Information provided »
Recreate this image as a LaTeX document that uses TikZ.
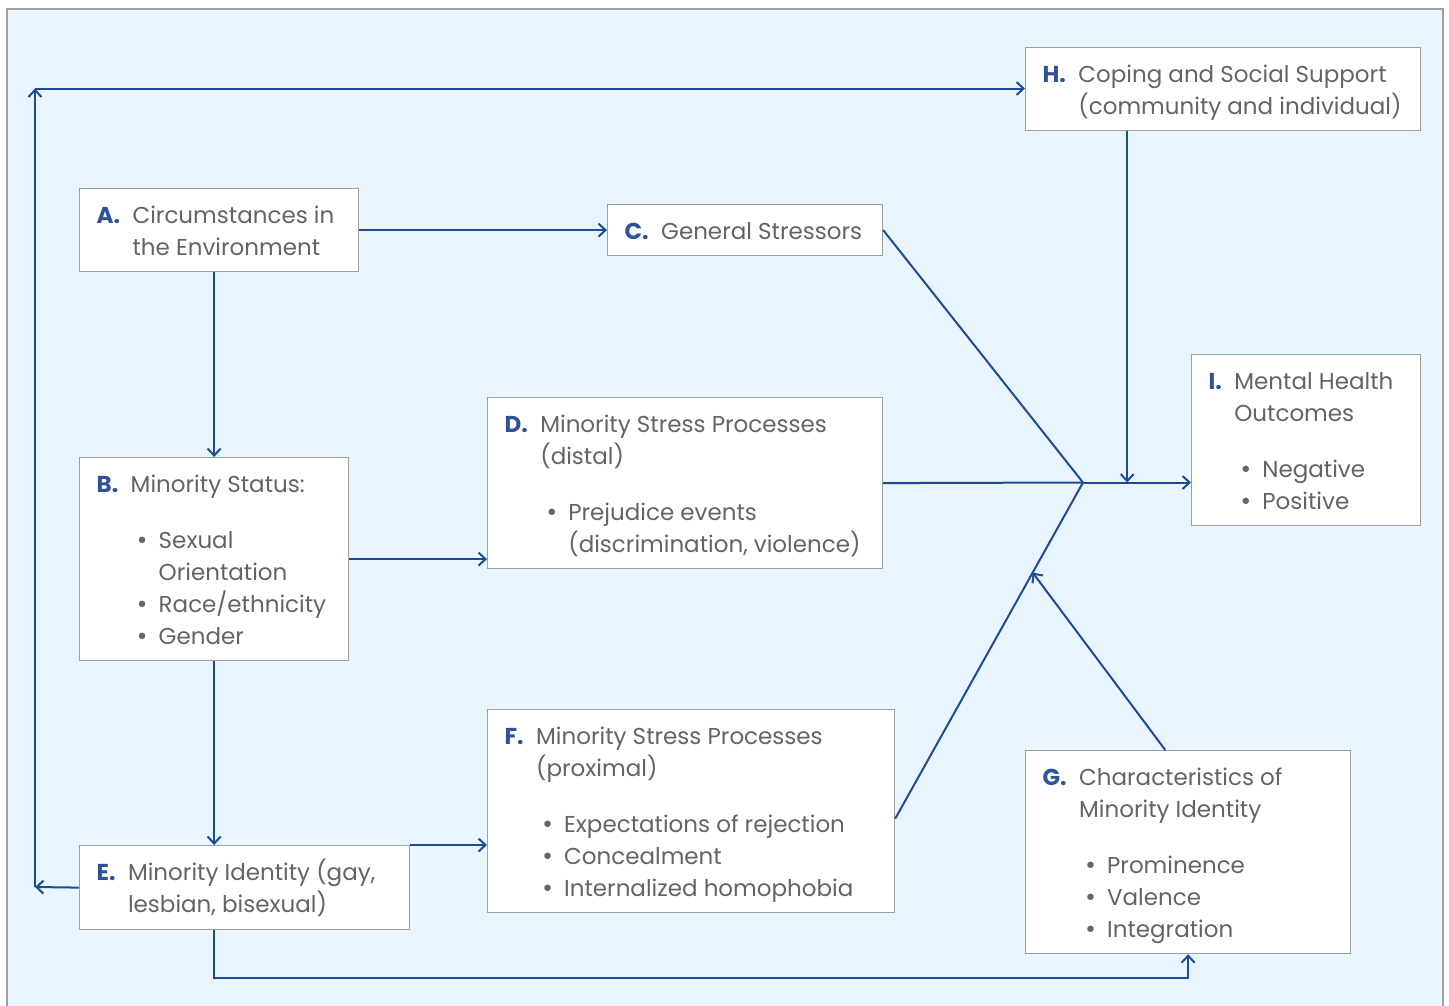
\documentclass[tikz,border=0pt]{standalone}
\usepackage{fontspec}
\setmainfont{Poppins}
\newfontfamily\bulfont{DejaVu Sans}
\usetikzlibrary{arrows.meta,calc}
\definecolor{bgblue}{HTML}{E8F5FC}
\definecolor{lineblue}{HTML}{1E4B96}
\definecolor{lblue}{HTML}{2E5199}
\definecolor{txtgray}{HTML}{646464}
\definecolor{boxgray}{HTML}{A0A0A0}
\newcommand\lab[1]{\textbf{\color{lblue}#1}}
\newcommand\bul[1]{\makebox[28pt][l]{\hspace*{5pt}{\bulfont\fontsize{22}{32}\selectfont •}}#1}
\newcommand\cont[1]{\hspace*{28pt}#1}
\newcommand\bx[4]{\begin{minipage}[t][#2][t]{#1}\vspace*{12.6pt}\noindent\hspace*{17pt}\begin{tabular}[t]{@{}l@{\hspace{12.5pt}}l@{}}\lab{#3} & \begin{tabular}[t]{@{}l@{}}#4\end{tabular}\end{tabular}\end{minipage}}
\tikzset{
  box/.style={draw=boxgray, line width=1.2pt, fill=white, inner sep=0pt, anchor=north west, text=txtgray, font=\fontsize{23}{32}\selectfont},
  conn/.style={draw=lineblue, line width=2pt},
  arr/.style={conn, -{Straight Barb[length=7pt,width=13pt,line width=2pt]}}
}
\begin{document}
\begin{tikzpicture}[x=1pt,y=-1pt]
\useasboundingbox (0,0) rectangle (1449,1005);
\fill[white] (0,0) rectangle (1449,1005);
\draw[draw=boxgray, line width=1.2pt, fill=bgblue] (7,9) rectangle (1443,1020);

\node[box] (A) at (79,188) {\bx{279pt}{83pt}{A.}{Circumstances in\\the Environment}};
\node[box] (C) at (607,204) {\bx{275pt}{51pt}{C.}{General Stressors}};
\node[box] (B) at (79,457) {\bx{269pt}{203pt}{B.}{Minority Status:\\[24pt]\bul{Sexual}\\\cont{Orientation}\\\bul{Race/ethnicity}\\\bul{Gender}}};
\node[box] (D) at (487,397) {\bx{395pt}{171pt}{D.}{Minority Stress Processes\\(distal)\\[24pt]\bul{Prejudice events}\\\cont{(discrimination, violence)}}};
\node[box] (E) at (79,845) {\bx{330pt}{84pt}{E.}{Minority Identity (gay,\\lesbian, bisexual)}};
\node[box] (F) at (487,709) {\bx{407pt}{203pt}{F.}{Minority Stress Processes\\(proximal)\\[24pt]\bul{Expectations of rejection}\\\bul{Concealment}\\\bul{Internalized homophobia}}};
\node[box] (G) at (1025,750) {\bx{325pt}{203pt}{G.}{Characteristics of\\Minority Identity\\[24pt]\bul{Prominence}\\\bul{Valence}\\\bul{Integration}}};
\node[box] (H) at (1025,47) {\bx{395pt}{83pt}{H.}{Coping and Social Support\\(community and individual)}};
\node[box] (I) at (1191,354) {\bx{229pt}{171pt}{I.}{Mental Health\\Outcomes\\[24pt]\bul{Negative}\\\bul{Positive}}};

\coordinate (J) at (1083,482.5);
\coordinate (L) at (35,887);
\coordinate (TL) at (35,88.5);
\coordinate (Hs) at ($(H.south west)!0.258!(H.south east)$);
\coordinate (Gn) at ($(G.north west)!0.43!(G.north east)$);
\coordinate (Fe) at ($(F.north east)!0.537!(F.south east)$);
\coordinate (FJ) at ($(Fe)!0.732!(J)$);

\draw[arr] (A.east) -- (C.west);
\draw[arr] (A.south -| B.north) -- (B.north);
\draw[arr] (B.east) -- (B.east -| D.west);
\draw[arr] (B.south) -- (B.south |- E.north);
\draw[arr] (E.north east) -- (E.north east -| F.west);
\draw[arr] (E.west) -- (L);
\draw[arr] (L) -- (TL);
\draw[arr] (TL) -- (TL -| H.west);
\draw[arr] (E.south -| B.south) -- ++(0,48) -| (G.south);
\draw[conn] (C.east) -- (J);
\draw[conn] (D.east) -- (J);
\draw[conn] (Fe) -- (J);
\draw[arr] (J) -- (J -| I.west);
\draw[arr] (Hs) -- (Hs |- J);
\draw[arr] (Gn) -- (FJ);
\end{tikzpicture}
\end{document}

Work instructions » Quote everything in the listing above exactly; pictures are the only thing to omit.

Complete output »
Recreate this image as a LaTeX document that uses TikZ.
\documentclass[tikz,border=0pt]{standalone}
\usepackage{fontspec}
\setmainfont{Poppins}
\newfontfamily\bulfont{DejaVu Sans}
\usetikzlibrary{arrows.meta,calc}
\definecolor{bgblue}{HTML}{E8F5FC}
\definecolor{lineblue}{HTML}{1E4B96}
\definecolor{lblue}{HTML}{2E5199}
\definecolor{txtgray}{HTML}{646464}
\definecolor{boxgray}{HTML}{A0A0A0}
\newcommand\lab[1]{\textbf{\color{lblue}#1}}
\newcommand\bul[1]{\makebox[28pt][l]{\hspace*{5pt}{\bulfont\fontsize{22}{32}\selectfont •}}#1}
\newcommand\cont[1]{\hspace*{28pt}#1}
\newcommand\bx[4]{\begin{minipage}[t][#2][t]{#1}\vspace*{12.6pt}\noindent\hspace*{17pt}\begin{tabular}[t]{@{}l@{\hspace{12.5pt}}l@{}}\lab{#3} & \begin{tabular}[t]{@{}l@{}}#4\end{tabular}\end{tabular}\end{minipage}}
\tikzset{
  box/.style={draw=boxgray, line width=1.2pt, fill=white, inner sep=0pt, anchor=north west, text=txtgray, font=\fontsize{23}{32}\selectfont},
  conn/.style={draw=lineblue, line width=2pt},
  arr/.style={conn, -{Straight Barb[length=7pt,width=13pt,line width=2pt]}}
}
\begin{document}
\begin{tikzpicture}[x=1pt,y=-1pt]
\useasboundingbox (0,0) rectangle (1449,1005);
\fill[white] (0,0) rectangle (1449,1005);
\draw[draw=boxgray, line width=1.2pt, fill=bgblue] (7,9) rectangle (1443,1020);

\node[box] (A) at (79,188) {\bx{279pt}{83pt}{A.}{Circumstances in\\the Environment}};
\node[box] (C) at (607,204) {\bx{275pt}{51pt}{C.}{General Stressors}};
\node[box] (B) at (79,457) {\bx{269pt}{203pt}{B.}{Minority Status:\\[24pt]\bul{Sexual}\\\cont{Orientation}\\\bul{Race/ethnicity}\\\bul{Gender}}};
\node[box] (D) at (487,397) {\bx{395pt}{171pt}{D.}{Minority Stress Processes\\(distal)\\[24pt]\bul{Prejudice events}\\\cont{(discrimination, violence)}}};
\node[box] (E) at (79,845) {\bx{330pt}{84pt}{E.}{Minority Identity (gay,\\lesbian, bisexual)}};
\node[box] (F) at (487,709) {\bx{407pt}{203pt}{F.}{Minority Stress Processes\\(proximal)\\[24pt]\bul{Expectations of rejection}\\\bul{Concealment}\\\bul{Internalized homophobia}}};
\node[box] (G) at (1025,750) {\bx{325pt}{203pt}{G.}{Characteristics of\\Minority Identity\\[24pt]\bul{Prominence}\\\bul{Valence}\\\bul{Integration}}};
\node[box] (H) at (1025,47) {\bx{395pt}{83pt}{H.}{Coping and Social Support\\(community and individual)}};
\node[box] (I) at (1191,354) {\bx{229pt}{171pt}{I.}{Mental Health\\Outcomes\\[24pt]\bul{Negative}\\\bul{Positive}}};

\coordinate (J) at (1083,482.5);
\coordinate (L) at (35,887);
\coordinate (TL) at (35,88.5);
\coordinate (Hs) at ($(H.south west)!0.258!(H.south east)$);
\coordinate (Gn) at ($(G.north west)!0.43!(G.north east)$);
\coordinate (Fe) at ($(F.north east)!0.537!(F.south east)$);
\coordinate (FJ) at ($(Fe)!0.732!(J)$);

\draw[arr] (A.east) -- (C.west);
\draw[arr] (A.south -| B.north) -- (B.north);
\draw[arr] (B.east) -- (B.east -| D.west);
\draw[arr] (B.south) -- (B.south |- E.north);
\draw[arr] (E.north east) -- (E.north east -| F.west);
\draw[arr] (E.west) -- (L);
\draw[arr] (L) -- (TL);
\draw[arr] (TL) -- (TL -| H.west);
\draw[arr] (E.south -| B.south) -- ++(0,48) -| (G.south);
\draw[conn] (C.east) -- (J);
\draw[conn] (D.east) -- (J);
\draw[conn] (Fe) -- (J);
\draw[arr] (J) -- (J -| I.west);
\draw[arr] (Hs) -- (Hs |- J);
\draw[arr] (Gn) -- (FJ);
\end{tikzpicture}
\end{document}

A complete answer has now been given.